Given data:
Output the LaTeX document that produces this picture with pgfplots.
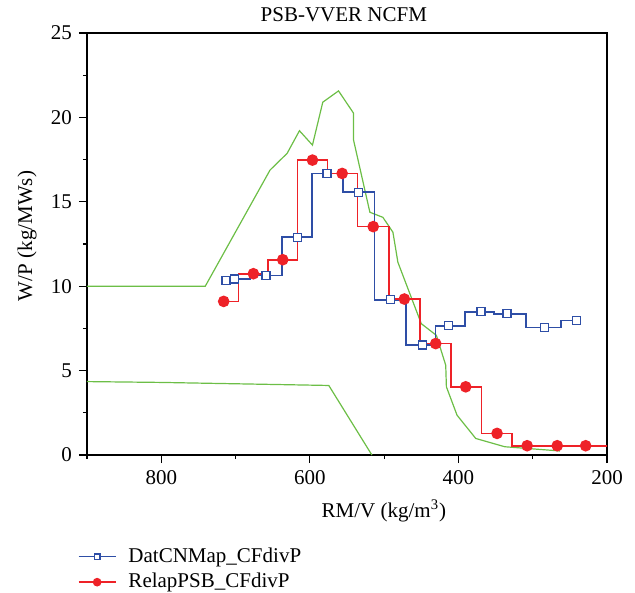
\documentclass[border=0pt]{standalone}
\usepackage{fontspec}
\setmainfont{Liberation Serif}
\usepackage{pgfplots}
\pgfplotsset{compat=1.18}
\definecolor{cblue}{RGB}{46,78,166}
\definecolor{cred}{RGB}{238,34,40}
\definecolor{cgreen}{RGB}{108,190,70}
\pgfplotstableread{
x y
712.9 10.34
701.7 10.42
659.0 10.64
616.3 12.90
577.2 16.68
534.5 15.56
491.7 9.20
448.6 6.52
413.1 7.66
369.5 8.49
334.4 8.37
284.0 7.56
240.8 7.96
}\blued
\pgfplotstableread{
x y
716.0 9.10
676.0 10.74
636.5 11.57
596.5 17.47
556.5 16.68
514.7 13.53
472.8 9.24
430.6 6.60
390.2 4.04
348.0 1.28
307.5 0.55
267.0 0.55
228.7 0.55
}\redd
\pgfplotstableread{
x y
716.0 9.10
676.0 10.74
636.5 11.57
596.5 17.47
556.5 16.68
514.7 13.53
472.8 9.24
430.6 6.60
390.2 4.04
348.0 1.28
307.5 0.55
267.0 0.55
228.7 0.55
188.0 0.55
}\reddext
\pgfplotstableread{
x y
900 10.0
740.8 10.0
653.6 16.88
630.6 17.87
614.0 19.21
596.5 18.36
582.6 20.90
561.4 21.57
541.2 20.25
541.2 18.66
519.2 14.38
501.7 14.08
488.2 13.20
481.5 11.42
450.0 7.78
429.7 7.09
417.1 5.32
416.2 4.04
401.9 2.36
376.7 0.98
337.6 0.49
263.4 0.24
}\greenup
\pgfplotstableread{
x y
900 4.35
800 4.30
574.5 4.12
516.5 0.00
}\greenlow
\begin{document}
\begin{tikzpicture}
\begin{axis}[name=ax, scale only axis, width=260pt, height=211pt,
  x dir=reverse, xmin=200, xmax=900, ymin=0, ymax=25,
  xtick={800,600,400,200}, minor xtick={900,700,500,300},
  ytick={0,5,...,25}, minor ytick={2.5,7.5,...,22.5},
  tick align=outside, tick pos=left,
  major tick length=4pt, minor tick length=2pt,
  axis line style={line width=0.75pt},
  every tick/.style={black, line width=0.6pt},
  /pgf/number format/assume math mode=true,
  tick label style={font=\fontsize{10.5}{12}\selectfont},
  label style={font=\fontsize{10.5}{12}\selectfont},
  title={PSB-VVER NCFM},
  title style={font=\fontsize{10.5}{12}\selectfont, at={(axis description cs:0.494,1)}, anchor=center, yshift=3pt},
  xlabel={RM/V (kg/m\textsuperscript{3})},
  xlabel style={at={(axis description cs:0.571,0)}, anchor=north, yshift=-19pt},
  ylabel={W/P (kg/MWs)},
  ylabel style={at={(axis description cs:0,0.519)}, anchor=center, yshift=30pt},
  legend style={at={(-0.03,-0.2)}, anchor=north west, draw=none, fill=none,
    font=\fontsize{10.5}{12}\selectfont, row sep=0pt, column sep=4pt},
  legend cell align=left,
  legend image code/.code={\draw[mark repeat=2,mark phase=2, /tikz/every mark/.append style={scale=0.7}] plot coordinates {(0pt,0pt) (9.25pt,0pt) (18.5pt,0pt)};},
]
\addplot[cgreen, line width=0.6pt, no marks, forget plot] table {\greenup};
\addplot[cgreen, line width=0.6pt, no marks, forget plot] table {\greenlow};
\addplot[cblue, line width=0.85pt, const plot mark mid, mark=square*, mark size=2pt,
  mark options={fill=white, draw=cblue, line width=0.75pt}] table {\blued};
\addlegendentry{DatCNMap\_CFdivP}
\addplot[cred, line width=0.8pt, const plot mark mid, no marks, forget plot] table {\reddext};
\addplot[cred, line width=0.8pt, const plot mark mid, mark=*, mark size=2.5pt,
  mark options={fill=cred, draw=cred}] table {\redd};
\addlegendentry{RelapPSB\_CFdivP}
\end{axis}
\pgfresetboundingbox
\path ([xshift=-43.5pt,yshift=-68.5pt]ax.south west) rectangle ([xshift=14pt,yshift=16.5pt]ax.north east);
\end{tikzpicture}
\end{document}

The problem:
Repeat the listing in full and exactly. Do not include any images.

Completed exercise:
Output the LaTeX document that produces this picture with pgfplots.
\documentclass[border=0pt]{standalone}
\usepackage{fontspec}
\setmainfont{Liberation Serif}
\usepackage{pgfplots}
\pgfplotsset{compat=1.18}
\definecolor{cblue}{RGB}{46,78,166}
\definecolor{cred}{RGB}{238,34,40}
\definecolor{cgreen}{RGB}{108,190,70}
\pgfplotstableread{
x y
712.9 10.34
701.7 10.42
659.0 10.64
616.3 12.90
577.2 16.68
534.5 15.56
491.7 9.20
448.6 6.52
413.1 7.66
369.5 8.49
334.4 8.37
284.0 7.56
240.8 7.96
}\blued
\pgfplotstableread{
x y
716.0 9.10
676.0 10.74
636.5 11.57
596.5 17.47
556.5 16.68
514.7 13.53
472.8 9.24
430.6 6.60
390.2 4.04
348.0 1.28
307.5 0.55
267.0 0.55
228.7 0.55
}\redd
\pgfplotstableread{
x y
716.0 9.10
676.0 10.74
636.5 11.57
596.5 17.47
556.5 16.68
514.7 13.53
472.8 9.24
430.6 6.60
390.2 4.04
348.0 1.28
307.5 0.55
267.0 0.55
228.7 0.55
188.0 0.55
}\reddext
\pgfplotstableread{
x y
900 10.0
740.8 10.0
653.6 16.88
630.6 17.87
614.0 19.21
596.5 18.36
582.6 20.90
561.4 21.57
541.2 20.25
541.2 18.66
519.2 14.38
501.7 14.08
488.2 13.20
481.5 11.42
450.0 7.78
429.7 7.09
417.1 5.32
416.2 4.04
401.9 2.36
376.7 0.98
337.6 0.49
263.4 0.24
}\greenup
\pgfplotstableread{
x y
900 4.35
800 4.30
574.5 4.12
516.5 0.00
}\greenlow
\begin{document}
\begin{tikzpicture}
\begin{axis}[name=ax, scale only axis, width=260pt, height=211pt,
  x dir=reverse, xmin=200, xmax=900, ymin=0, ymax=25,
  xtick={800,600,400,200}, minor xtick={900,700,500,300},
  ytick={0,5,...,25}, minor ytick={2.5,7.5,...,22.5},
  tick align=outside, tick pos=left,
  major tick length=4pt, minor tick length=2pt,
  axis line style={line width=0.75pt},
  every tick/.style={black, line width=0.6pt},
  /pgf/number format/assume math mode=true,
  tick label style={font=\fontsize{10.5}{12}\selectfont},
  label style={font=\fontsize{10.5}{12}\selectfont},
  title={PSB-VVER NCFM},
  title style={font=\fontsize{10.5}{12}\selectfont, at={(axis description cs:0.494,1)}, anchor=center, yshift=3pt},
  xlabel={RM/V (kg/m\textsuperscript{3})},
  xlabel style={at={(axis description cs:0.571,0)}, anchor=north, yshift=-19pt},
  ylabel={W/P (kg/MWs)},
  ylabel style={at={(axis description cs:0,0.519)}, anchor=center, yshift=30pt},
  legend style={at={(-0.03,-0.2)}, anchor=north west, draw=none, fill=none,
    font=\fontsize{10.5}{12}\selectfont, row sep=0pt, column sep=4pt},
  legend cell align=left,
  legend image code/.code={\draw[mark repeat=2,mark phase=2, /tikz/every mark/.append style={scale=0.7}] plot coordinates {(0pt,0pt) (9.25pt,0pt) (18.5pt,0pt)};},
]
\addplot[cgreen, line width=0.6pt, no marks, forget plot] table {\greenup};
\addplot[cgreen, line width=0.6pt, no marks, forget plot] table {\greenlow};
\addplot[cblue, line width=0.85pt, const plot mark mid, mark=square*, mark size=2pt,
  mark options={fill=white, draw=cblue, line width=0.75pt}] table {\blued};
\addlegendentry{DatCNMap\_CFdivP}
\addplot[cred, line width=0.8pt, const plot mark mid, no marks, forget plot] table {\reddext};
\addplot[cred, line width=0.8pt, const plot mark mid, mark=*, mark size=2.5pt,
  mark options={fill=cred, draw=cred}] table {\redd};
\addlegendentry{RelapPSB\_CFdivP}
\end{axis}
\pgfresetboundingbox
\path ([xshift=-43.5pt,yshift=-68.5pt]ax.south west) rectangle ([xshift=14pt,yshift=16.5pt]ax.north east);
\end{tikzpicture}
\end{document}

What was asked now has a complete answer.